Recent years have witnessed a burgeoning movement in historical Jesus research, spearheaded by Dale Allison and Jimmy Dunn, arguing that "the quest for the historical Jesus is essentially an endeavor to recover accurate human memories".1 Or in Dunn's famous dictum, it is the quest for "Jesus remembered".2 While the form critics would have us seeking to peal back the layers of interpretation to uncover a pristine, uninterpreted, unadulterated Jesus of history, Allison and Dunn find that task, not only impossible, but misconceived. The only Jesus that we will ever have is Jesus as interpreted by his earliest witnesses.

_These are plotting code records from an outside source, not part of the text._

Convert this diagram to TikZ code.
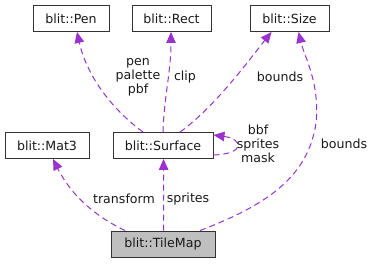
\documentclass[tikz,border=0pt]{standalone}
\usepackage{fontspec}
\setmainfont{DejaVu Sans}
\usetikzlibrary{arrows.meta}
\definecolor{edgecol}{HTML}{9A32CD}
\definecolor{boxline}{HTML}{333333}
\definecolor{focusfill}{HTML}{BFBFBF}
\tikzset{
  cls/.style={draw=boxline, line width=0.9pt, fill=white, minimum height=26pt,
    inner sep=0pt, font=\fontsize{12.6}{14}\selectfont, text=black!90},
  focus/.style={cls, fill=focusfill},
  usage/.style={draw=edgecol, line width=1pt, dash pattern=on 6pt off 4pt,
    -{Triangle[length=11pt,width=9.5pt]}},
  lbl/.style={font=\fontsize{12.6}{14}\selectfont, align=center, inner sep=0pt, text=black!90},
}
\begin{document}
\begin{tikzpicture}[x=1pt,y=1pt]
\useasboundingbox (0,0) rectangle (374,263);

% classes
\node[cls, minimum width=76pt] (pen)  at (71,244.5)    {blit::Pen};
\node[cls, minimum width=79pt] (rect) at (171.5,244.5) {blit::Rect};
\node[cls, minimum width=79pt] (size) at (289.5,244.5) {blit::Size};
\node[cls, minimum width=84pt] (mat)  at (47,117.5)    {blit::Mat3};
\node[cls, minimum width=100pt] (surf) at (163,117.5)  {blit::Surface};
\node[focus, minimum width=104pt] (tile) at (163,19)   {blit::TileMap};

% Surface members
\draw[usage] ([xshift=-20pt]surf.north) .. controls +(-30,22) and +(10,-45) .. ([xshift=6pt]pen.south);
\draw[usage] (surf.north) .. controls +(1,35) and +(0,-40) .. ([xshift=-0.5pt]rect.south);
\draw[usage] ([xshift=17pt]surf.north) .. controls +(35,25) and +(-20,-25) .. ([xshift=-18pt]size.south);
\draw[usage] ([yshift=-9.5pt]surf.east) .. controls +(32,1) and +(30,-4) .. ([yshift=10.5pt]surf.east);

% TileMap members
\draw[usage] ([xshift=0.5pt]tile.north) .. controls +(0.3,25) and +(0.3,-25) .. ([xshift=0.5pt]surf.south);
\draw[usage] ([xshift=-38pt]tile.north) .. controls +(-25,12) and +(20,-40) .. ([xshift=6pt]mat.south);
\draw[usage] ([xshift=37pt]tile.north) .. controls +(65,25) and +(-8,-55) .. (316,140)
  .. controls +(4,40) and +(6,-25) .. ([xshift=9pt]size.south);

% labels
\node[lbl] (lpen)   at (138,186) {pen\\palette\\pbf};
\node[lbl] (lclip)  at (185,186) {clip};
\node[lbl] (lbnd)   at (280,186) {bounds};
\node[lbl] (lself)  at (258,119) {bbf\\sprites\\mask};
\node[lbl] (lbnd2)  at (344,119) {bounds};
\node[lbl] (ltrans) at (124,64)  {transform};
\node[lbl] (lspr)   at (188,64)  {sprites};
\end{tikzpicture}
\end{document}
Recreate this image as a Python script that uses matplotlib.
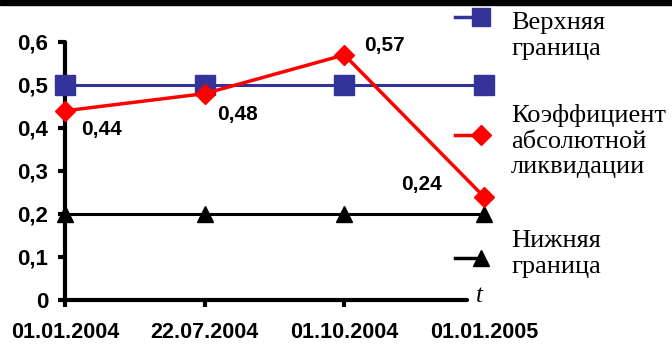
import matplotlib.pyplot as plt
from matplotlib.lines import Line2D
from matplotlib.patches import Rectangle

dates = ['01.01.2004', '22.07.2004', '01.10.2004', '01.01.2005']
upper = [0.5, 0.5, 0.5, 0.5]
coef = [0.44, 0.48, 0.57, 0.24]
lower = [0.2, 0.2, 0.2, 0.2]
yticks = [0, 0.1, 0.2, 0.3, 0.4, 0.5, 0.6]
ytick_labels = ['0', '0,1', '0,2', '0,3', '0,4', '0,5', '0,6']

W, H = 672, 347
fig = plt.figure(figsize=(W / 100, H / 100), dpi=100)
ax = fig.add_axes([65 / W, 1 - 300 / H, (484 - 65) / W, (300 - 42) / H])

x = range(len(dates))
blue, red, black = '#333399', '#ff0000', '#000000'
ax.plot(x, upper, color=blue, lw=2.2, marker='s', ms=14, clip_on=False, zorder=3)
ax.plot(x, coef, color=red, lw=2.5, marker='D', ms=10, clip_on=False, zorder=4)
ax.plot(x, lower, color=black, lw=2.2, marker='^', ms=12, clip_on=False, zorder=3)

# value labels next to the coefficient points
offsets = [(37, -19), (33, -21), (40, 9), (-63, 12)]
for xi, v, off in zip(x, coef, offsets):
    ax.annotate(('%.2f' % v).replace('.', ','), (xi, v), xytext=off,
                textcoords='offset pixels', ha='center', va='center',
                fontsize=15, fontweight='bold', family='Liberation Sans')

ax.set_xlim(0, 3)
ax.set_ylim(0, 0.6)
for s in ['top', 'right']:
    ax.spines[s].set_visible(False)
for s in ['left', 'bottom']:
    ax.spines[s].set_linewidth(3)
ax.spines['bottom'].set_bounds(0, 2.88)
ax.spines['bottom'].set_capstyle('round')
ax.spines['left'].set_capstyle('round')

ax.set_xticks(list(x))
ax.set_xticklabels(dates)
ax.set_yticks(yticks)
ax.set_yticklabels(ytick_labels)
ax.tick_params(axis='both', width=3, length=5)
ax.tick_params(axis='x', pad=11, labelsize=15.5)
ax.tick_params(axis='y', pad=7, labelsize=16)
for lab in ax.get_xticklabels() + ax.get_yticklabels():
    lab.set_fontweight('bold')
    lab.set_family('Liberation Sans')
ax.xaxis.get_major_ticks()[3].tick1line.set_visible(False)

ax.text(2.97, 0.01, 't', fontsize=18, style='italic', family='Liberation Serif',
        ha='center', va='center')


def px(xp, yp):
    return xp / W, 1 - yp / H


# legend drawn at the right
entries = [
    (blue, 's', 13, 17, 'Верхняя\nграница', 36),
    (red, 'D', 10, 135, 'Коэффициент\nабсолютной\nликвидации', 141),
    (black, '^', 12, 258, 'Нижняя\nграница', 254),
]
for col, mk, ms, ym, label, yt in entries:
    x0, y0 = px(455, ym)
    x1, _ = px(481, ym)
    fig.add_artist(Line2D([x0, x1], [y0, y0], color=col, lw=2.5,
                          transform=fig.transFigure))
    fig.add_artist(Line2D([x1], [y0], color=col, marker=mk, ms=ms,
                          transform=fig.transFigure))
    tx, ty = px(511, yt)
    fig.text(tx, ty, label, fontsize=19, family='Liberation Serif',
             va='center', ha='left', linespacing=1.2)

fig.add_artist(Rectangle((0, 1 - 5 / H), 1, 5 / H, color='black',
                         transform=fig.transFigure))

fig.savefig('out.png', dpi=100)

Yet isn't this cause for lament? A council of despair? We have no access to the historical Jesus! However alarming is the mediated nature of our sources, we must withhold doing away with quest just yet. For the interpreted reality of the historical Jesus is only problematic when resting upon modern, positivistic notions of history. Indeed, and insofar as these notions are modern and positivistic, they are gravely outdated and misconstrued. Thus, in a compelling effort to correct the historiographical assumptions of contemporary Jesus research, Anthony Le Donne has produced a fine monograph, stemming from his Durham dissertation under James D. G. Dunn, entitled The Historiographical Jesus: Memory, Typology, and the Son of David.

In conversation with leading figures in hermeneutics as well as social memory theory, Le Donne proposes a "middle ground between critical realism and postfoundationalism.